Exclude the pictures, then copy word for word the lines running from the beginning of the records through the line with "-5.37, -5.45, -5.51];".

Records from a collection:
***
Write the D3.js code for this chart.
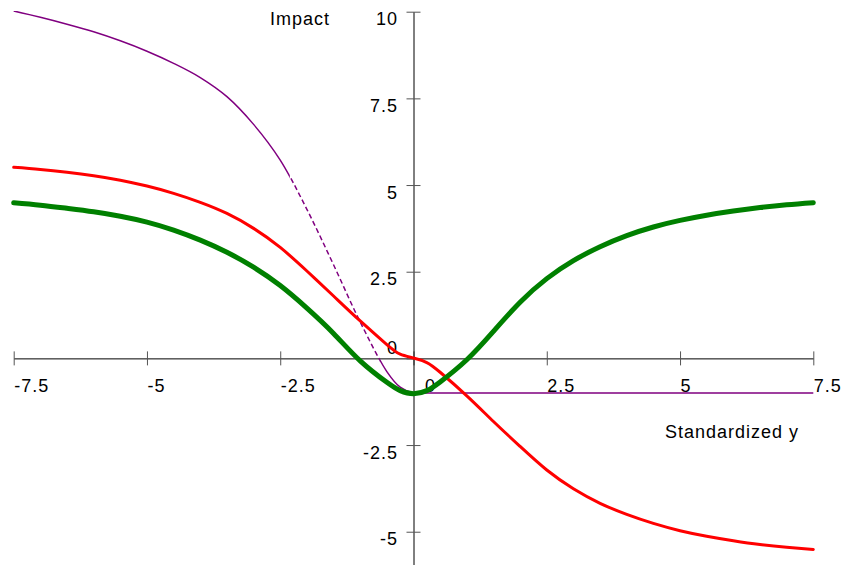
<!DOCTYPE html>
<html>
<head>
<meta charset="utf-8">
<script src="https://cdn.jsdelivr.net/npm/d3@7"></script>
<style>
  html, body { margin: 0; padding: 0; background: #fff; }
  svg { display: block; }
  text { font-family: "Liberation Sans", Arial, sans-serif; font-size: 18px; letter-spacing: 1px; fill: #000; }
</style>
</head>
<body>
<figure id="impact" style="margin:0"></figure>
<script>
// standardized y values shared by all curves
const xs = [-7.5, -7, -6.5, -6, -5.5, -5, -4.5, -4, -3.5, -3, -2.5, -2, -1.5, -1, -0.5, -0.25, 0,
  0.25, 0.5, 1, 1.5, 2, 2.5, 3, 3.5, 4, 4.5, 5, 5.5, 6, 6.5, 7, 7.5];

const greenImpact = [4.49, 4.42, 4.33, 4.23, 4.10, 3.93, 3.70, 3.41, 3.06, 2.63, 2.10, 1.45, 0.72, -0.07, -0.69, -0.93, -1.02,
  -0.93, -0.68, -0.04, 0.78, 1.62, 2.30, 2.82, 3.22, 3.54, 3.79, 3.98, 4.13, 4.25, 4.35, 4.43, 4.49];

const redImpact = [5.51, 5.45, 5.37, 5.27, 5.14, 4.97, 4.76, 4.50, 4.18, 3.75, 3.20, 2.52, 1.80, 1.08, 0.40, 0.12, 0.01,
  -0.12, -0.40, -1.08, -1.82, -2.54, -3.22, -3.76, -4.18, -4.50, -4.76, -4.97, -5.13, -5.26, -5.37, -5.45, -5.51];

const purpleImpact = [10.02, 9.84, 9.64, 9.42, 9.16, 8.86, 8.51, 8.10, 7.55, 6.75, 5.72, 4.30, 2.70, 1.05, -0.38, -0.83, -1.00,
  -1.00, -1.00, -1.00, -1.00, -1.00, -1.00, -1.00, -1.00, -1.00, -1.00, -1.00, -1.00, -1.00, -1.00, -1.00, -1.00];

// part of the purple curve drawn dashed
const purpleDash = [-2.32, -0.63];

const xTicks = [-7.5, -5, -2.5, 0, 2.5, 5, 7.5];
const yTicks = [-5, -2.5, 0, 2.5, 5, 7.5, 10];
const xLabel = "Standardized y";
const yLabel = "Impact";

const width = 842;
const height = 565;

const svg = d3.select("figure#impact")
  .append("svg")
  .attr("width", width)
  .attr("height", height);

const x = d3.scaleLinear()
  .domain([-7.5, 7.5])
  .range([13.7, 813.3]);

const y = d3.scaleLinear()
  .domain([-5.96, 10])
  .range([565, 11.7]);

// X axis through y = 0
const xAxis = svg.append("g")
  .attr("transform", `translate(0, ${y(0)})`)
  .call(d3.axisBottom(x).tickValues(xTicks).tickSize(7).tickSizeOuter(0).tickFormat(d => String(d)));

xAxis.select(".domain").attr("stroke", "#000");
xAxis.selectAll(".tick line").attr("y1", -7).attr("stroke", "#555");
xAxis.selectAll(".tick text")
  .attr("text-anchor", "start")
  .attr("y", 33.5)
  .attr("dy", null)
  .attr("x", d => d === 0 ? 11 : 0)
  .attr("font-size", null)
  .attr("font-family", null);

// Y axis through x = 0
const yAxis = svg.append("g")
  .attr("transform", `translate(${x(0)}, 0)`)
  .call(d3.axisLeft(y).tickValues(yTicks).tickSize(7).tickSizeOuter(0).tickFormat(d => String(d)));

yAxis.select(".domain").attr("stroke", "#000");
yAxis.selectAll(".tick line").attr("x1", 7).attr("stroke", "#555");
yAxis.selectAll(".tick text")
  .attr("x", -15.5)
  .attr("y", d => d === 0 ? -5 : 13)
  .attr("dy", null)
  .attr("font-size", null)
  .attr("font-family", null);

svg.append("text")
  .attr("x", 270)
  .attr("y", 25)
  .text(yLabel);

svg.append("text")
  .attr("x", 665)
  .attr("y", 438)
  .text(xLabel);

// clip paths for the purple curve
const defs = svg.append("defs");
defs.append("clipPath").attr("id", "clipTop")
  .append("rect")
  .attr("x", 0).attr("y", y(10) - 0.6)
  .attr("width", width).attr("height", height);
defs.append("clipPath").attr("id", "clipSolid")
  .selectAll("rect")
  .data([[0, x(purpleDash[0])], [x(purpleDash[1]), width]])
  .join("rect")
  .attr("x", d => d[0]).attr("y", 0)
  .attr("width", d => d[1] - d[0]).attr("height", height);
defs.append("clipPath").attr("id", "clipDash")
  .append("rect")
  .attr("x", x(purpleDash[0])).attr("y", 0)
  .attr("width", x(purpleDash[1]) - x(purpleDash[0])).attr("height", height);

const smooth = d3.line()
  .x(d => x(d[0]))
  .y(d => y(d[1]))
  .curve(d3.curveNatural);

const purpleLine = d3.line()
  .x(d => x(d[0]))
  .y(d => y(d[1]))
  .curve(d3.curveCatmullRom.alpha(0.5));

const purple = svg.append("g").attr("clip-path", "url(#clipTop)");
const purpleData = xs.map((v, i) => [v, purpleImpact[i]]);

purple.append("path")
  .attr("clip-path", "url(#clipSolid)")
  .attr("d", purpleLine(purpleData))
  .attr("fill", "none")
  .attr("stroke", "#800080")
  .attr("stroke-width", 1.5);

purple.append("path")
  .attr("clip-path", "url(#clipDash)")
  .attr("d", purpleLine(purpleData))
  .attr("fill", "none")
  .attr("stroke", "#800080")
  .attr("stroke-width", 1.5)
  .attr("stroke-dasharray", "5,3");

svg.append("path")
  .attr("d", smooth(xs.map((v, i) => [v, redImpact[i]])))
  .attr("fill", "none")
  .attr("stroke", "#ff0000")
  .attr("stroke-width", 3)
  .attr("stroke-linecap", "round");

svg.append("path")
  .attr("d", smooth(xs.map((v, i) => [v, greenImpact[i]])))
  .attr("fill", "none")
  .attr("stroke", "#008000")
  .attr("stroke-width", 5)
  .attr("stroke-linecap", "round");
</script>
</body>
</html>
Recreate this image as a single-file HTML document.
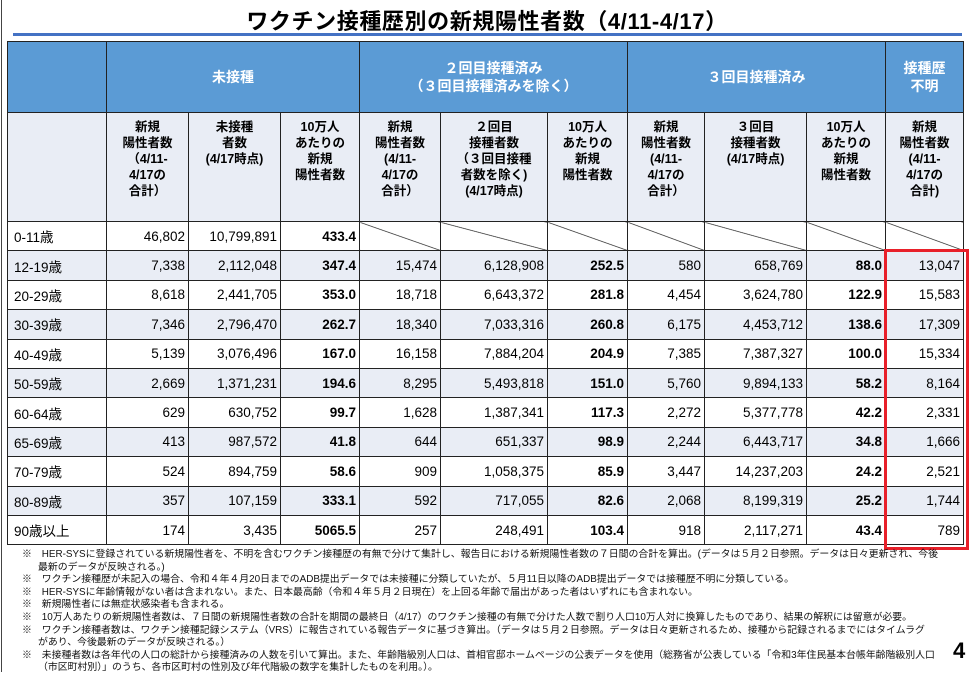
<!DOCTYPE html>
<html><head><meta charset="utf-8">
<style>
*{margin:0;padding:0;box-sizing:border-box}
body{width:974px;height:672px;background:#fff;position:relative;overflow:hidden;font-family:"Liberation Sans","Noto Sans CJK JP",sans-serif;color:#000}
.lb{position:absolute;left:1px;top:0;width:1px;height:672px;background:#444}
.title{position:absolute;left:0;width:974px;top:4px;text-align:center;font-size:22px;font-weight:bold;letter-spacing:0.6px}
.bar{position:absolute;left:13px;top:33px;width:949px;height:3px;background:#4472c4}
table{position:absolute;left:7px;top:41px;border-collapse:collapse;table-layout:fixed;width:956px}
td{border:1.5px solid #222;font-size:13.5px;text-align:right;padding-right:3px;height:29.4px}
.h1 td{background:#5b9bd5;color:#fff;font-weight:bold;text-align:center;height:71px;font-size:14px;padding:0;line-height:18px}
.h2 td{background:#e9edf5;font-weight:bold;text-align:center;vertical-align:top;height:109px;font-size:12.5px;line-height:16px;padding:6px 0 0}
td.a{text-align:left;padding-left:6px}
tr.s td{background:#e9edf5}
b{font-weight:bold}
.d{background:linear-gradient(to top right,transparent calc(50% - 0.7px),#222 50%,transparent calc(50% + 0.7px))}
.red{position:absolute;left:884px;top:249px;width:85px;height:301px;border:3px solid #e8202a}
.notes{position:absolute;left:22px;top:549px;font-size:9.9px;line-height:12.6px;width:930px;color:#111}
.notes p{padding-left:16px;text-indent:-16px;white-space:nowrap}
.pg{position:absolute;left:953px;top:638px;font-size:22px;font-weight:bold}
</style></head><body>
<div class="lb"></div>
<div class="title">ワクチン接種歴別の新規陽性者数（4/11-4/17）</div>
<div class="bar"></div>
<table>
<colgroup><col style="width:99px"><col style="width:82px"><col style="width:92px"><col style="width:79px"><col style="width:81px"><col style="width:107px"><col style="width:80px"><col style="width:77px"><col style="width:102px"><col style="width:79px"><col style="width:78px"></colgroup>
<tr class="h1"><td></td><td colspan="3">未接種</td><td colspan="3">２回目接種済み<br>（３回目接種済みを除く）</td><td colspan="3">３回目接種済み</td><td>接種歴<br>不明</td></tr>
<tr class="h2"><td></td><td>新規<br>陽性者数<br>（4/11-<br>4/17の<br>合計）</td><td>未接種<br>者数<br>(4/17時点)</td><td>10万人<br>あたりの<br>新規<br>陽性者数</td><td>新規<br>陽性者数<br>(4/11-<br>4/17の<br>合計）</td><td>２回目<br>接種者数<br>（３回目接種<br>者数を除く)<br>(4/17時点)</td><td>10万人<br>あたりの<br>新規<br>陽性者数</td><td>新規<br>陽性者数<br>(4/11-<br>4/17の<br>合計）</td><td>３回目<br>接種者数<br>(4/17時点)</td><td>10万人<br>あたりの<br>新規<br>陽性者数</td><td>新規<br>陽性者数<br>(4/11-<br>4/17の<br>合計)</td></tr>
<tr><td class="a">0-11歳</td><td>46,802</td><td>10,799,891</td><td><b>433.4</b></td><td class="d"></td><td class="d"></td><td class="d"></td><td class="d"></td><td class="d"></td><td class="d"></td><td class="d"></td></tr>
<tr class="s"><td class="a">12-19歳</td><td>7,338</td><td>2,112,048</td><td><b>347.4</b></td><td>15,474</td><td>6,128,908</td><td><b>252.5</b></td><td>580</td><td>658,769</td><td><b>88.0</b></td><td>13,047</td></tr>
<tr><td class="a">20-29歳</td><td>8,618</td><td>2,441,705</td><td><b>353.0</b></td><td>18,718</td><td>6,643,372</td><td><b>281.8</b></td><td>4,454</td><td>3,624,780</td><td><b>122.9</b></td><td>15,583</td></tr>
<tr class="s"><td class="a">30-39歳</td><td>7,346</td><td>2,796,470</td><td><b>262.7</b></td><td>18,340</td><td>7,033,316</td><td><b>260.8</b></td><td>6,175</td><td>4,453,712</td><td><b>138.6</b></td><td>17,309</td></tr>
<tr><td class="a">40-49歳</td><td>5,139</td><td>3,076,496</td><td><b>167.0</b></td><td>16,158</td><td>7,884,204</td><td><b>204.9</b></td><td>7,385</td><td>7,387,327</td><td><b>100.0</b></td><td>15,334</td></tr>
<tr class="s"><td class="a">50-59歳</td><td>2,669</td><td>1,371,231</td><td><b>194.6</b></td><td>8,295</td><td>5,493,818</td><td><b>151.0</b></td><td>5,760</td><td>9,894,133</td><td><b>58.2</b></td><td>8,164</td></tr>
<tr><td class="a">60-64歳</td><td>629</td><td>630,752</td><td><b>99.7</b></td><td>1,628</td><td>1,387,341</td><td><b>117.3</b></td><td>2,272</td><td>5,377,778</td><td><b>42.2</b></td><td>2,331</td></tr>
<tr class="s"><td class="a">65-69歳</td><td>413</td><td>987,572</td><td><b>41.8</b></td><td>644</td><td>651,337</td><td><b>98.9</b></td><td>2,244</td><td>6,443,717</td><td><b>34.8</b></td><td>1,666</td></tr>
<tr><td class="a">70-79歳</td><td>524</td><td>894,759</td><td><b>58.6</b></td><td>909</td><td>1,058,375</td><td><b>85.9</b></td><td>3,447</td><td>14,237,203</td><td><b>24.2</b></td><td>2,521</td></tr>
<tr class="s"><td class="a">80-89歳</td><td>357</td><td>107,159</td><td><b>333.1</b></td><td>592</td><td>717,055</td><td><b>82.6</b></td><td>2,068</td><td>8,199,319</td><td><b>25.2</b></td><td>1,744</td></tr>
<tr><td class="a">90歳以上</td><td>174</td><td>3,435</td><td><b>5065.5</b></td><td>257</td><td>248,491</td><td><b>103.4</b></td><td>918</td><td>2,117,271</td><td><b>43.4</b></td><td>789</td></tr>
</table>
<div class="red"></div>
<div class="notes">
<p>※　HER-SYSに登録されている新規陽性者を、不明を含むワクチン接種歴の有無で分けて集計し、報告日における新規陽性者数の７日間の合計を算出。(データは５月２日参照。データは日々更新され、今後<br>最新のデータが反映される。)</p>
<p>※　ワクチン接種歴が未記入の場合、令和４年４月20日までのADB提出データでは未接種に分類していたが、５月11日以降のADB提出データでは接種歴不明に分類している。</p>
<p>※　HER-SYSに年齢情報がない者は含まれない。また、日本最高齢（令和４年５月２日現在）を上回る年齢で届出があった者はいずれにも含まれない。</p>
<p>※　新規陽性者には無症状感染者も含まれる。</p>
<p>※　10万人あたりの新規陽性者数は、７日間の新規陽性者数の合計を期間の最終日（4/17）のワクチン接種の有無で分けた人数で割り人口10万人対に換算したものであり、結果の解釈には留意が必要。</p>
<p>※　ワクチン接種者数は、ワクチン接種記録システム（VRS）に報告されている報告データに基づき算出。（データは５月２日参照。データは日々更新されるため、接種から記録されるまでにはタイムラグ<br>があり、今後最新のデータが反映される。）</p>
<p>※　未接種者数は各年代の人口の総計から接種済みの人数を引いて算出。また、年齢階級別人口は、首相官邸ホームページの公表データを使用（総務省が公表している「令和3年住民基本台帳年齢階級別人口<br>（市区町村別）」のうち、各市区町村の性別及び年代階級の数字を集計したものを利用。）。</p>
</div>
<div class="pg">4</div>
</body></html>
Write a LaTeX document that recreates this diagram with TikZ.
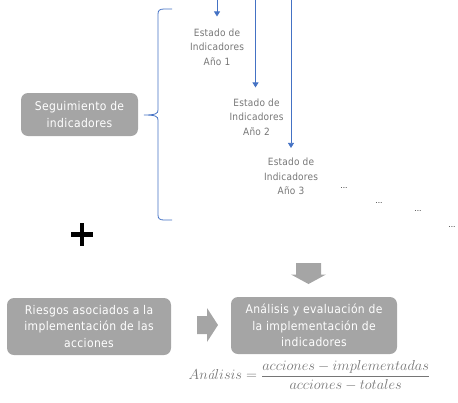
***
§ **WRITTEN SOLUTION**
Write the D3.js code for this chart.
<!DOCTYPE html>
<html>
<head>
<meta charset="utf-8">
<script src="https://cdn.jsdelivr.net/npm/d3@7"></script>
<style>
  html, body { margin: 0; padding: 0; background: #fff; }
  svg { display: block; }
  text { font-family: "Liberation Sans", Arial, sans-serif; font-size: 18px; letter-spacing: 1px; fill: #000; }
</style>
</head>
<body>
<figure id="impact" style="margin:0"></figure>
<script>
// standardized y values shared by all curves
const xs = [-7.5, -7, -6.5, -6, -5.5, -5, -4.5, -4, -3.5, -3, -2.5, -2, -1.5, -1, -0.5, -0.25, 0,
  0.25, 0.5, 1, 1.5, 2, 2.5, 3, 3.5, 4, 4.5, 5, 5.5, 6, 6.5, 7, 7.5];

const greenImpact = [4.49, 4.42, 4.33, 4.23, 4.10, 3.93, 3.70, 3.41, 3.06, 2.63, 2.10, 1.45, 0.72, -0.07, -0.69, -0.93, -1.02,
  -0.93, -0.68, -0.04, 0.78, 1.62, 2.30, 2.82, 3.22, 3.54, 3.79, 3.98, 4.13, 4.25, 4.35, 4.43, 4.49];

const redImpact = [5.51, 5.45, 5.37, 5.27, 5.14, 4.97, 4.76, 4.50, 4.18, 3.75, 3.20, 2.52, 1.80, 1.08, 0.40, 0.12, 0.01,
  -0.12, -0.40, -1.08, -1.82, -2.54, -3.22, -3.76, -4.18, -4.50, -4.76, -4.97, -5.13, -5.26, -5.37, -5.45, -5.51];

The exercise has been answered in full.